Our conclusions are robust with different measures of regional industrial structure (the Herfindahl index and leading firm share), with different proxies on agglomeration, with different industrial, intertemporal and spatial scopes of agglomeration externalities, and with subsamples by ownership, by period, and by industrial sector. A break-down of industrial sectors reveals that the effect of regional industrial structure on localization agglomeration is subject to types of industries. Specifically, we found that (1) regional industrial concentration negatively affects light and heavy industries, but does not affect high-tech firms; and (2) high-tech firms exhibit urbanization economies but not localization economies.

Our findings suggest two important policy implications. First, as firms are less productive in cities where their own industry is dominated by a few large firms, China should promote a more competitive industrial structure featuring less dominance of large firms. This is particularly important because both light and heavy industries tend to be negatively affected by industrial dominance while simultaneously constituting the backbone of the national economy.
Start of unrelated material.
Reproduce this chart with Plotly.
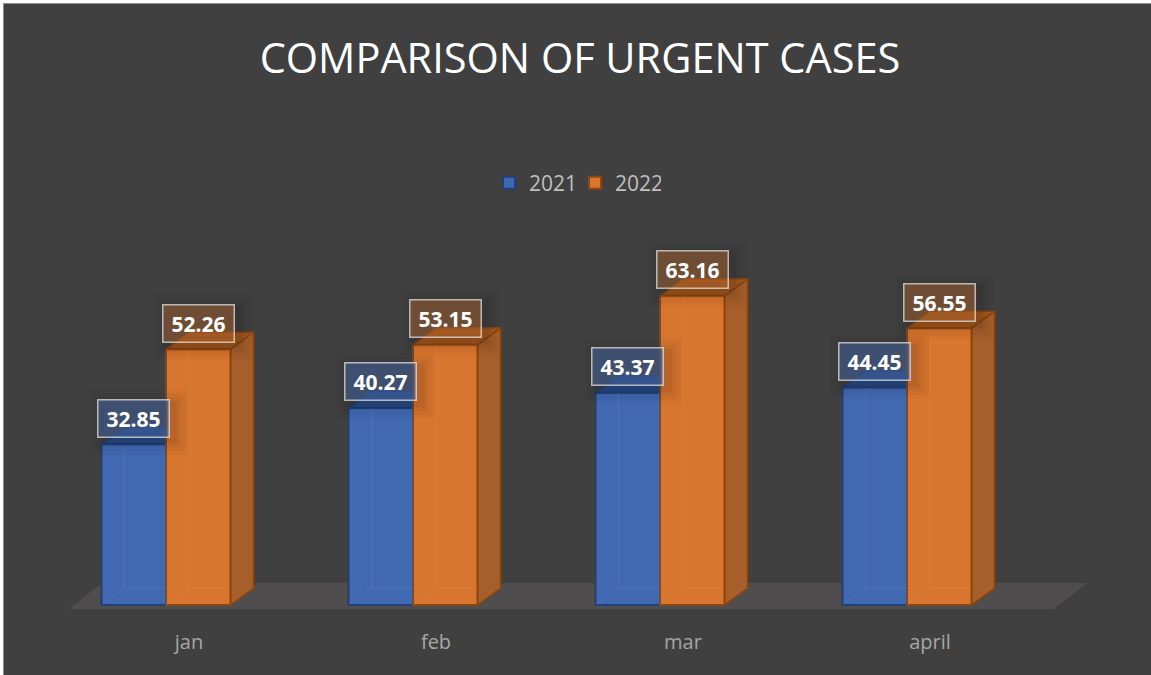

Second, SOEs are much larger than non-SOEs, in terms of both average size and average output. This implies that the marketization or privatization of SOEs could help to increase the competitiveness of the regional industrial structure (e.g., reducing the staff, spin-off, etc.), generating more positive externalities in addition to its own merits such as motivating management and reducing agency cost. Finally, small cities are more vulnerable to a concentrated industrial structure. This down-side effect of large firms on local/regional economy should be considered when seeking attraction of large investment in an industry.